In this work we propose an extension of physics informed supervised learning strategies to parametric partial differential equations. Indeed, even if the latter are indisputably useful in many applications, they can be computationally expensive most of all in a real-time and many-query setting. Thus, our main goal is to provide a physics informed learning paradigm to simulate parametrized phenomena in a small amount of time. The physics information will be exploited in many ways, in the loss function (standard physics informed neural networks), as an augmented input (extra feature employment) and as a guideline to build an effective structure for the neural network (physics informed architecture).
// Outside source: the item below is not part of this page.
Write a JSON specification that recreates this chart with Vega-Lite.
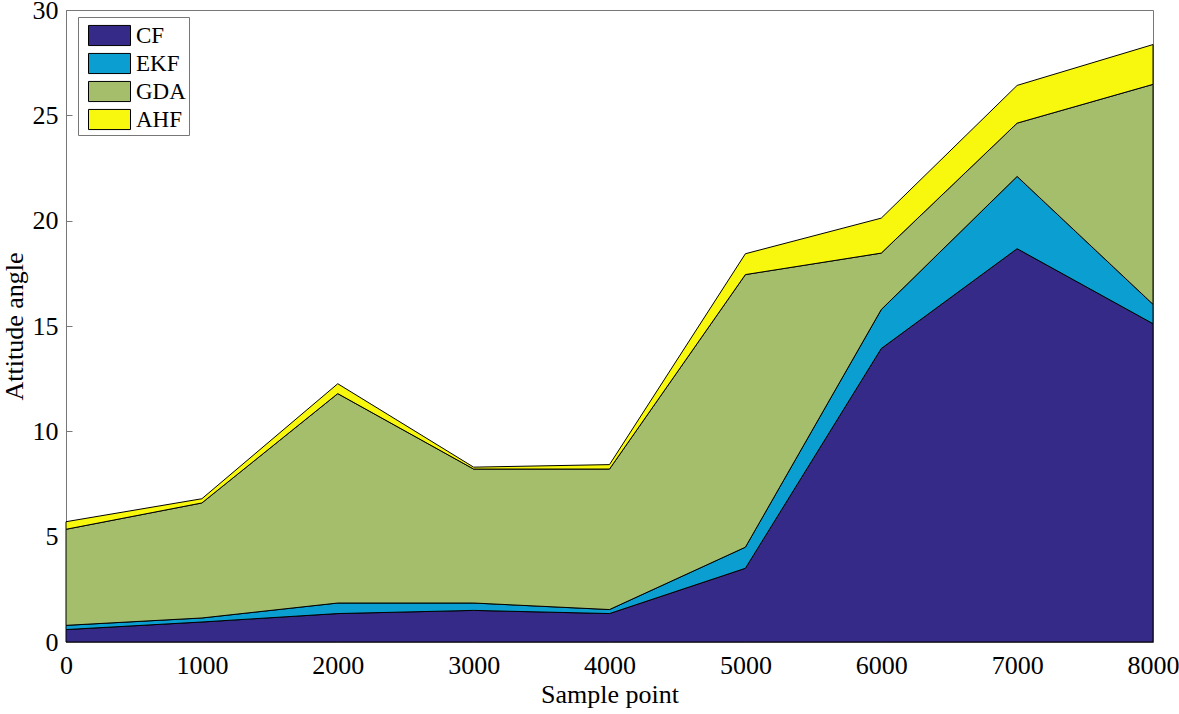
{
  "$schema": "https://vega.github.io/schema/vega-lite/v6.json",
  "autosize": "none",
  "width": 1087,
  "height": 632,
  "padding": {"left": 66, "top": 10, "right": 26, "bottom": 72},
  "background": "white",
  "config": {
    "font": "Liberation Serif",
    "view": {"stroke": "#777777", "strokeWidth": 1}
  },
  "data": {
    "values": [
      {"x": 0, "method": "CF", "k": 1, "v": 0.59},
      {"x": 1000, "method": "CF", "k": 1, "v": 0.95},
      {"x": 2000, "method": "CF", "k": 1, "v": 1.35},
      {"x": 3000, "method": "CF", "k": 1, "v": 1.5},
      {"x": 4000, "method": "CF", "k": 1, "v": 1.35},
      {"x": 5000, "method": "CF", "k": 1, "v": 3.5},
      {"x": 6000, "method": "CF", "k": 1, "v": 13.93},
      {"x": 7000, "method": "CF", "k": 1, "v": 18.67},
      {"x": 8000, "method": "CF", "k": 1, "v": 15.11},
      {"x": 0, "method": "EKF", "k": 2, "v": 0.2},
      {"x": 1000, "method": "EKF", "k": 2, "v": 0.19},
      {"x": 2000, "method": "EKF", "k": 2, "v": 0.5},
      {"x": 3000, "method": "EKF", "k": 2, "v": 0.35},
      {"x": 4000, "method": "EKF", "k": 2, "v": 0.19},
      {"x": 5000, "method": "EKF", "k": 2, "v": 1.0},
      {"x": 6000, "method": "EKF", "k": 2, "v": 1.85},
      {"x": 7000, "method": "EKF", "k": 2, "v": 3.43},
      {"x": 8000, "method": "EKF", "k": 2, "v": 0.92},
      {"x": 0, "method": "GDA", "k": 3, "v": 4.56},
      {"x": 1000, "method": "GDA", "k": 3, "v": 5.46},
      {"x": 2000, "method": "GDA", "k": 3, "v": 9.94},
      {"x": 3000, "method": "GDA", "k": 3, "v": 6.36},
      {"x": 4000, "method": "GDA", "k": 3, "v": 6.67},
      {"x": 5000, "method": "GDA", "k": 3, "v": 12.94},
      {"x": 6000, "method": "GDA", "k": 3, "v": 2.68},
      {"x": 7000, "method": "GDA", "k": 3, "v": 2.53},
      {"x": 8000, "method": "GDA", "k": 3, "v": 10.44},
      {"x": 0, "method": "AHF", "k": 4, "v": 0.36},
      {"x": 1000, "method": "AHF", "k": 4, "v": 0.2},
      {"x": 2000, "method": "AHF", "k": 4, "v": 0.47},
      {"x": 3000, "method": "AHF", "k": 4, "v": 0.09},
      {"x": 4000, "method": "AHF", "k": 4, "v": 0.21},
      {"x": 5000, "method": "AHF", "k": 4, "v": 0.99},
      {"x": 6000, "method": "AHF", "k": 4, "v": 1.66},
      {"x": 7000, "method": "AHF", "k": 4, "v": 1.79},
      {"x": 8000, "method": "AHF", "k": 4, "v": 1.89}
    ]
  },
  "mark": {"type": "area", "stroke": "#000000", "strokeWidth": 1, "line": false, "opacity": 1, "fillOpacity": 1},
  "encoding": {
    "x": {
      "field": "x", "type": "quantitative",
      "scale": {"domain": [0, 8000], "nice": false},
      "axis": {
        "title": "Sample point", "values": [0,1000,2000,3000,4000,5000,6000,7000,8000],
        "format": "d", "labelFlush": false, "labelOverlap": false,
        "grid": false, "domainColor": "#777777", "tickColor": "#777777",
        "tickSize": -6, "labelPadding": 16, "labelFont": "Liberation Serif", "labelFontSize": 26, "labelColor": "#000000",
        "titleFont": "Liberation Serif", "titleFontSize": 26, "titleFontWeight": "normal", "titleColor": "#000000", "titlePadding": 3
      }
    },
    "y": {
      "field": "v", "type": "quantitative", "stack": "zero",
      "scale": {"domain": [0, 30], "nice": false},
      "axis": {
        "title": "Attitude angle", "values": [0,5,10,15,20,25,30],
        "format": "d", "labelFlush": false, "labelOverlap": false,
        "grid": false, "domainColor": "#777777", "tickColor": "#777777",
        "tickSize": -6, "labelPadding": 14, "labelFont": "Liberation Serif", "labelFontSize": 26, "labelColor": "#000000",
        "titleFont": "Liberation Serif", "titleFontSize": 26, "titleFontWeight": "normal", "titleColor": "#000000", "titlePadding": 5
      }
    },
    "color": {
      "field": "method", "type": "nominal",
      "scale": {"domain": ["CF", "EKF", "GDA", "AHF"], "range": ["#352A87", "#0A9FD0", "#A5BE6B", "#F8F80E"]},
      "legend": {
        "title": null, "orient": "none", "legendX": 12, "legendY": 7,
        "symbolType": "M-1.4,-0.67L1.4,-0.67L1.4,0.67L-1.4,0.67Z", "symbolSize": 900,
        "symbolOffset": 13,
        "symbolStrokeColor": "#000000", "symbolStrokeWidth": 1, "symbolOpacity": 1,
        "labelFont": "Liberation Serif", "labelFontSize": 23, "labelColor": "#000000", "labelOffset": 11,
        "rowPadding": -4, "padding": 3, "strokeColor": "#777777", "fillColor": "white"
      }
    },
    "order": {"field": "k", "type": "quantitative"}
  }
}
These three aspects, combined together, will lead to a faster training phase and to a more accurate parametric prediction. The methodology has been tested for several equations and also in an optimal control framework.

翻译：本文提出了一种将物理信息监督学习策略扩展到参数偏微分方程的方法。尽管这些方程在诸多应用中具有不可否认的实用性，但在实时和多查询场景下其计算成本往往高昂。因此，我们的主要目标是提供一种基于物理信息的学习范式，以在短时间内模拟参数化现象。物理信息将通过多种方式被利用：在损失函数中（标准物理信息神经网络）、作为增强输入（额外特征引入）以及作为构建神经网络有效结构的指导（物理信息架构）。这三个方面相结合，将加速训练阶段并提高参数预测的准确性。该方法已在多个方程以及最优控制框架下进行了测试。